Ciò significa che dobbiamo fare a meno del carcere? Ovviamente no. Impossibile fare a meno del carcere: il carcere deve restare ma soltanto come extrema ratio, come pena in astratto e in concreto per la criminalità grave violenta e soprattutto organizzata, mentre per quella medio bassa dobbiamo investire in alternative e soltanto se queste alternative falliscono in concreto si deve tornare al carcere. Insomma, ciò che si deve fare non è eliminare il carcere, ma ridurlo e collocarlo a chiusura di un sistema che si basa sulle alternative.
Piuttosto i politici (ma forse soltanto il nostro Presidente della Repubblica potrebbe farlo) dovrebbero parlare chiaramente alla nazione dicendo che punire non significa più soltanto incarcerare ma che già oggi si punisce soprattutto con pene diverse dal carcere. Insomma, occorre pensare sempre di più a un modo diverso di punire e cioè a una punizione che potremmo definire in libertà. L’idea delle alternative, essendo ormai della realtà, non può che appartenere a tutte le forze politiche che siano responsabili, potendosi considerare una sorta di patrimonio della realtà e della civiltà. Riduzione del carcere e quindi alternative al carcere sono ormai un terreno comune che deve essere condiviso.
Non solo, ma i dati dei liberi sospesi ci suggeriscono qualcosa di più. Che il sistema attuale non è più in grado di reggere nemmeno le alternative al carcere così come sono state configurate fino ad ora. In particolare, la realizzazione di alternative pesanti fortemente orientate alla rieducazione con molti impegni per la società sono davvero molte: si pensi al lavoro di pubblica utilità che si trova applicato nella messa alla prova come obbligatorio, per le condanne a reati stradali e relativi agli stupefacenti, come pena sostitutiva, come pena nel sistema penale del giudice di pace.

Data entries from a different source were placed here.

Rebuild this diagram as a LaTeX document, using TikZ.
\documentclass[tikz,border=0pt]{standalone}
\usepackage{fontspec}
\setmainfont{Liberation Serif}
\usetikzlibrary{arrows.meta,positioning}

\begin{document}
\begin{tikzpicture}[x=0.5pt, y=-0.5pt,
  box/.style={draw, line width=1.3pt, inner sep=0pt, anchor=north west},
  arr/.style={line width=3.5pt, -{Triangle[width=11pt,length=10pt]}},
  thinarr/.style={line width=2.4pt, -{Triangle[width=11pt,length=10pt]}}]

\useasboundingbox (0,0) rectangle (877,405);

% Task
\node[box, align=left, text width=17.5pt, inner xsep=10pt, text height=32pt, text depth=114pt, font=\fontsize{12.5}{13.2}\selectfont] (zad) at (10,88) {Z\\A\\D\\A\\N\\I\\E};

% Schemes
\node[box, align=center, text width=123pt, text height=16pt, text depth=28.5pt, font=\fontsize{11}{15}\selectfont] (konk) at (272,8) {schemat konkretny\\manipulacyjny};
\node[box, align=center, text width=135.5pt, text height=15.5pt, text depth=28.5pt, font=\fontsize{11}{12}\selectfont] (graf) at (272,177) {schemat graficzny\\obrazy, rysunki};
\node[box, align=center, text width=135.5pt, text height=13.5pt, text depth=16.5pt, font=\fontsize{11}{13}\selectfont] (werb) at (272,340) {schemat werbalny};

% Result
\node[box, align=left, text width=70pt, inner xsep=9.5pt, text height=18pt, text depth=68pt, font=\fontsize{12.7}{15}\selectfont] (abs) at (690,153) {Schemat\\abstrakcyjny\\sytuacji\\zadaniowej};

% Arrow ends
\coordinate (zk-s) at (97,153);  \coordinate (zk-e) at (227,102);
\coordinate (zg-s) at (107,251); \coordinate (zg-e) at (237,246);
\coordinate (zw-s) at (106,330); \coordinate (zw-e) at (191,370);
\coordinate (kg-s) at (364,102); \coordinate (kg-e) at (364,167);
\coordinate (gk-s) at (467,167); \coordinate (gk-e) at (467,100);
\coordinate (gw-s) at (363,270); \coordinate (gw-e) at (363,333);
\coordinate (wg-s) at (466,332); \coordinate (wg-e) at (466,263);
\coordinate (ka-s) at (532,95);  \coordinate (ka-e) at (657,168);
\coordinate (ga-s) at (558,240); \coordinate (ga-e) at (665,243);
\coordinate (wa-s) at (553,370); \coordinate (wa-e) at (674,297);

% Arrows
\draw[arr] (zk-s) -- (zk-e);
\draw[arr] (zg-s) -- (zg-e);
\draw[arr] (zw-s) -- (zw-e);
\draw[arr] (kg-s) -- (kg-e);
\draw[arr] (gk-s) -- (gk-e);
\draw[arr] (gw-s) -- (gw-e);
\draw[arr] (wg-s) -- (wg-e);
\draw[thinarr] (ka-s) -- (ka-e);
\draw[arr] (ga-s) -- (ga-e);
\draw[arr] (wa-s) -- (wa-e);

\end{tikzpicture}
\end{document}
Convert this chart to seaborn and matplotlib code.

È venuto quindi il momento di concentrare l’attenzione su come configurare le pene in libertà. Qui si apre l’alternativa tra alternative pesanti e alternative leggere, tra alternative basate sulla prevenzione speciale positiva e quelle basate invece sulla prevenzione speciale negativa. Incredibile a dirsi, riaffiora l’idea di una sospensione condizionale della pena con contenuti prescrittivi. Ma forse oggi si dovrebbe iniziare a ragionare tutti assieme a pene alternative a prevenzione speciale negativa come pene principali già in astratto, una sorta di libertà vigilata consistente in molte prescrizioni che il giudice sceglie discrezionalmente a seconda delle diverse esigenze afflittive.
Eh sì: è un po’ tardi. Forse è troppo tardi. Speriamo di non poter dire: è proprio troppo tardi. Certo è che la scienza giuridica è arrivata troppo presto: penso alla riforma elaborata dalla Commissione Palazzo e poi messa in un cassetto dal Governo Renzi. Certo è che il tempo della scienza giuridica non assomiglia a quello della politica. Ma se non tornerà rapidamente ad esserci una sinergia tra scienza giuridica e politica, le cose potrebbero mettersi davvero molto male, consumandosi ogni giorno sempre di più la tragedia infernale di una giustizia penale che invece di fare giustizia, compie ingiustizie e, proprio perché dovrebbe fare giustizia, peggiori di quelle dei criminali. Insomma, nel costituzionalismo moderno c’è un qualcosa di criminale in ogni impiego di violenza che risulti illegittimo.